Burduš (Serbian Cyrillic: Бурдуш) is a 1970 Yugoslav film directed by Mića Popović and written by Živorad Žika Lazić.

The film is a continuation of the television series Muzikanti, with the character of Lepi Cane being portrayed by Dragan Zarić in the series, and Miodrag Andrić in the film.

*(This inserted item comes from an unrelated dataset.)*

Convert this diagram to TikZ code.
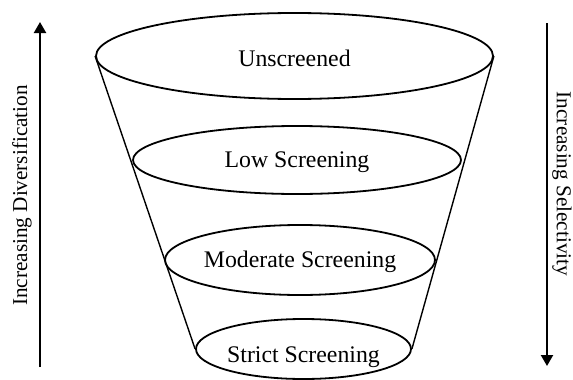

Jovan Janićijević Burduš reprised the title role in the short film Burduš kondukter in 1972 and the TV series Neuništivi in 1989.

== Plot ==
Three poor musicians, Burduš, Rajko and Cane, suddenly become rich celebrities thanks to their participation in a television series. However, the unexpected success soon divides them. Burduš, lonely and lost, decides to go on a journey to find new friends, but he sees Rajko and Cane at a train station. They learn to overcome their differences and have fun once again.

== Cast ==

- Jovan Janićijević Burduš as Burduš
- Milan Srdoč as Rajko Životić
- Miodrag Andrić as Lepi Cane
- Dragomir Bojanić Gidra as Rade Lazić
- Miroslav Bijelić as Aca the Gypsy
- Mirjana Blašković
- Miroslava Bobić
- Boris Bunjac
- Ljubomir Ćipranić
- Rista Đorđević
- Ivan Đurđević
- Zorica Gajdaš
- Dušan Janicijević
- Ljubica Janićijević as Drina
- Miloš Kandić as Mića
- Ljubica Ković
- Petar Lupa
- Ivan Manojlović
- Rade Marković as doctor
- Adam Mitić
- Prvoslav Nikolić
- Bogoljub Novaković
- Bata Kameni
- Mira Peić
- Ljiljana Peros
- Slavoljub Plavšić Zvonce as Zvonce
- Radomir Popović
- Jelisaveta Sablić as Rajka Rajčić
- Ljiljana Šljapić as Barbara
- Živorad Šobić
- Danilo Bata Stojković as director
- Dušan Vuisić

== Trivia ==
The screenplay for the film was written by Živorad Žika Lazić, who is also mentioned in the film in the scene when Dragomir Bojanić Gidra introduces himself: "Rade Lazić, son of the late Žika Lazić, may God rest his soul, from the village of Lugavčina".